The Renault-Nissan Alliance is expanding its presence in Silicon Valley with the opening of a new advanced research center initially focusing on the development of autonomous driving and connected cars.
The Nissan Research Center Silicon Valley will enhance Nissan’s global research capability through collaborative partnerships with companies and research institutions based in what is generally considered one of the most advanced research centers in the world, Nissan officials said.
Nissan joins a growing list of makers who have established a presence in the digital capital, including Ford, Volkswagen and Mercedes-Benz.
Carla Balio, the head of Nissan Research and Development in North America, said in a recent interview the company was investing more into research on autonomous driving because it believes the technology will be critical to carmakers in the years to come. “It’s very important,” she said. The ultimate goal is to create safe, stress free mobility, she said.
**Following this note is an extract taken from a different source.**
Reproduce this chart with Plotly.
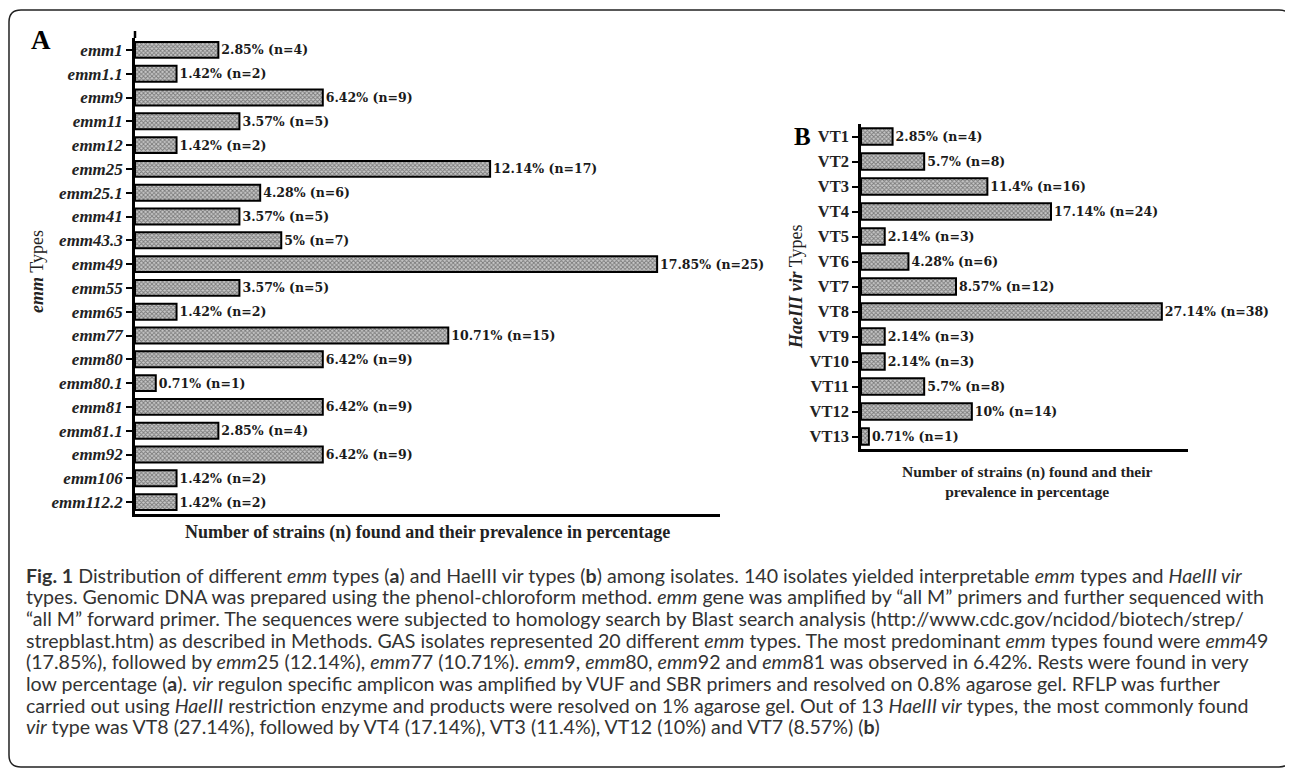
import plotly.graph_objects as go

W, H = 1293, 774
OX, OY = 8, 8  # page body margin offset

emm_types = ["emm1", "emm1.1", "emm9", "emm11", "emm12", "emm25", "emm25.1", "emm41",
             "emm43.3", "emm49", "emm55", "emm65", "emm77", "emm80", "emm80.1", "emm81",
             "emm81.1", "emm92", "emm106", "emm112.2"]
emm_pct = [2.85, 1.42, 6.42, 3.57, 1.42, 12.14, 4.28, 3.57, 5, 17.85, 3.57, 1.42,
           10.71, 6.42, 0.71, 6.42, 2.85, 6.42, 1.42, 1.42]
emm_n = [4, 2, 9, 5, 2, 17, 6, 5, 7, 25, 5, 2, 15, 9, 1, 9, 4, 9, 2, 2]

vt_types = ["VT1", "VT2", "VT3", "VT4", "VT5", "VT6", "VT7", "VT8", "VT9", "VT10",
            "VT11", "VT12", "VT13"]
vt_pct = [2.85, 5.7, 11.4, 17.14, 2.14, 4.28, 8.57, 27.14, 2.14, 2.14, 5.7, 10, 0.71]
vt_n = [4, 8, 16, 24, 3, 6, 12, 38, 3, 3, 8, 14, 1]

x_title = "Number of strains (n) found and their prevalence in percentage"
x_title_b = "Number of strains (n) found and their<br>prevalence in percentage"

caption_lines = [
    "<b>Fig. 1</b> Distribution of different <i>emm</i> types (<b>a</b>) and HaeIII vir types (<b>b</b>) among isolates. 140 isolates yielded interpretable <i>emm</i> types and <i>HaeIII vir</i>",
    "types. Genomic DNA was prepared using the phenol-chloroform method. <i>emm</i> gene was amplified by “all M” primers and further sequenced with",
    "“all M” forward primer. The sequences were subjected to homology search by Blast search analysis (http://www.cdc.gov/ncidod/biotech/strep/",
    "strepblast.htm) as described in Methods. GAS isolates represented 20 different <i>emm</i> types. The most predominant <i>emm</i> types found were <i>emm</i>49",
    "(17.85%), followed by <i>emm</i>25 (12.14%), <i>emm</i>77 (10.71%). <i>emm</i>9, <i>emm</i>80, <i>emm</i>92 and <i>emm</i>81 was observed in 6.42%. Rests were found in very",
    "low percentage (<b>a</b>). <i>vir</i> regulon specific amplicon was amplified by VUF and SBR primers and resolved on 0.8% agarose gel. RFLP was further",
    "carried out using <i>HaeIII</i> restriction enzyme and products were resolved on 1% agarose gel. Out of 13 <i>HaeIII vir</i> types, the most commonly found",
    "<i>vir</i> type was VT8 (27.14%), followed by VT4 (17.14%), VT3 (11.4%), VT12 (10%) and VT7 (8.57%) (<b>b</b>)",
]


def fx(px):
    return (px - OX) / W


def fy(py):
    return 1 - (py - OY) / H


def labels(p, n):
    return [f"{a:g}% (n={b})" for a, b in zip(p, n)]


marker = dict(
    color="#808080",
    line=dict(color="black", width=2),
    pattern=dict(shape="x", fgcolor="#2a2a2a", bgcolor="#c8c8c8", size=3, solidity=0.5),
)
label_font = dict(family="DejaVu Serif", size=12.5, color="#1a1a1a", weight="bold")

fig = go.Figure()
fig.add_trace(go.Bar(
    y=emm_types, x=emm_pct, orientation="h", width=0.67,
    text=labels(emm_pct, emm_n), textposition="outside", textfont=label_font,
    cliponaxis=False, constraintext="none", marker=marker,
    xaxis="x", yaxis="y", showlegend=False, hoverinfo="skip",
))
fig.add_trace(go.Bar(
    y=vt_types, x=vt_pct, orientation="h", width=0.66,
    text=labels(vt_pct, vt_n), textposition="outside", textfont=label_font,
    cliponaxis=False, constraintext="none", marker=marker,
    xaxis="x2", yaxis="y2", showlegend=False, hoverinfo="skip",
))

xax = dict(showline=True, linecolor="black", linewidth=2.5, showticklabels=False,
           ticks="", showgrid=False, zeroline=False)
yax = dict(showline=True, linecolor="black", linewidth=2.5, ticks="outside", ticklen=6,
           tickwidth=2, tickcolor="black", showgrid=False, zeroline=False,
           autorange="reversed")

fig.update_layout(
    width=W, height=H, margin=dict(l=0, r=0, t=0, b=0),
    paper_bgcolor="white", plot_bgcolor="white",
    xaxis=dict(xax, domain=[fx(135), fx(720)], range=[0, 20], anchor="y"),
    yaxis=dict(yax, domain=[fy(514), fy(38)], anchor="x",
               tickfont=dict(family="Liberation Serif", size=17, color="#222",
                             weight="bold", style="italic")),
    xaxis2=dict(xax, domain=[fx(861), fx(1188)], range=[0, 29.5], anchor="y2"),
    yaxis2=dict(yax, domain=[fy(449), fy(124)], anchor="x2",
                tickfont=dict(family="Liberation Serif", size=16.5, color="#222",
                              weight="bold")),
)


def A(text, x, y, font, **kw):
    d = dict(text=text, x=fx(x), y=fy(y), xref="paper", yref="paper", showarrow=False,
             xanchor="center", yanchor="middle", font=font)
    d.update(kw)
    return d


ann = []
ann.append(A(x_title, 427, 532, dict(family="Liberation Serif", size=18, color="#222",
                                     weight="bold")))
ann.append(A(x_title_b, 1027, 481, dict(family="Liberation Serif", size=15.5, color="#222",
                                        weight="bold")))
ann.append(A("<b><i>emm</i></b> Types", 37, 272,
             dict(family="Liberation Serif", size=18, color="#222"), textangle=-90))
ann.append(A("<b><i>HaeIII vir</i></b> Types", 796, 287,
             dict(family="Liberation Serif", size=18, color="#222"), textangle=-90))
ann.append(A("<b>A</b>", 41, 40, dict(family="Liberation Serif", size=27, color="black")))
ann.append(A("<b>B</b>", 802, 137, dict(family="Liberation Serif", size=25, color="black")))
cap_font = dict(family="Lato", size=19.6, color="#333")
for i, line in enumerate(caption_lines):
    ann.append(A(line, 24, 575 + 21.7 * i, cap_font, xanchor="left"))
fig.update_layout(annotations=ann)

# rounded border
x0, x1, y0, y1, r = 9, 1291, 10, 767, 12


def P(x, y):
    return f"{fx(x):.5f},{fy(y):.5f}"


path = (f"M {P(x0 + r, y0)} L {P(x1 - r, y0)} Q {P(x1, y0)} {P(x1, y0 + r)} "
        f"L {P(x1, y1 - r)} Q {P(x1, y1)} {P(x1 - r, y1)} "
        f"L {P(x0 + r, y1)} Q {P(x0, y1)} {P(x0, y1 - r)} "
        f"L {P(x0, y0 + r)} Q {P(x0, y0)} {P(x0 + r, y0)} Z")
fig.add_shape(type="path", path=path, xref="paper", yref="paper",
              line=dict(color="#222", width=1.5))
# small axis stub above panel A
fig.add_shape(type="line", x0=fx(135), x1=fx(135), y0=fy(38), y1=fy(31), xref="paper",
              yref="paper", line=dict(color="black", width=2.5))

fig.write_html("out.html")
Nissan’s Infiniti brand plans to introduce a new technology that could prove key to autonomous vehicles later this year. The new Infiniti Q50 sedan will offer an optional drive-by-wire system that removes the direct mechanical link between the steering wheel and the tires.
Initially, the new Silicon Valley Research Center will focus on the development of connected vehicles that can maximize motorists’ energy and efficiency – while also enhancing safety. The facility also explore the Human-Machine Interface to enhance the experience of autonomous and connected vehicles.
The new Silicon Valley research center will take responsibility for selected roles in collaboration with Nissan Research Center in Japan. In recent years, Nissan has transferred more responsibility for research and development to its research organization in the U.S. For example, engineers from Nissan Research and Development Center in Farmington Hills, Mi. are working on the development of advanced fuel cells.
Just last month Nissan entered into a three-way alliance for the development of hydrogen technology with Daimler AG and Ford Motor Co.
Nissan also has joined up with several other automakers as part of the connected car research program now underway in Ann Arbor, Michigan under the auspices of the University of Michigan and the US Department of Transportation.
Nissan Executive Vice President supervising Research and Development Mitsuhiko Yamashita said Monday during a visit to the new R&D center, “As we continue to expand our R&D capabilities throughout the world, we aggressively pursue our activities to create new values of mobility, by harnessing the latest information and communication technologies here in our new research center in Silicon Valley.”
In 2011, engineers from Nissan and its corporate strategic partner Renault set up a research center in nearby Mountain View. The teams will now continue their work in the larger Sunnyvale lab. Renault’s primary focus in Silicon Valley is advance research on vehicle connectivity and related topics.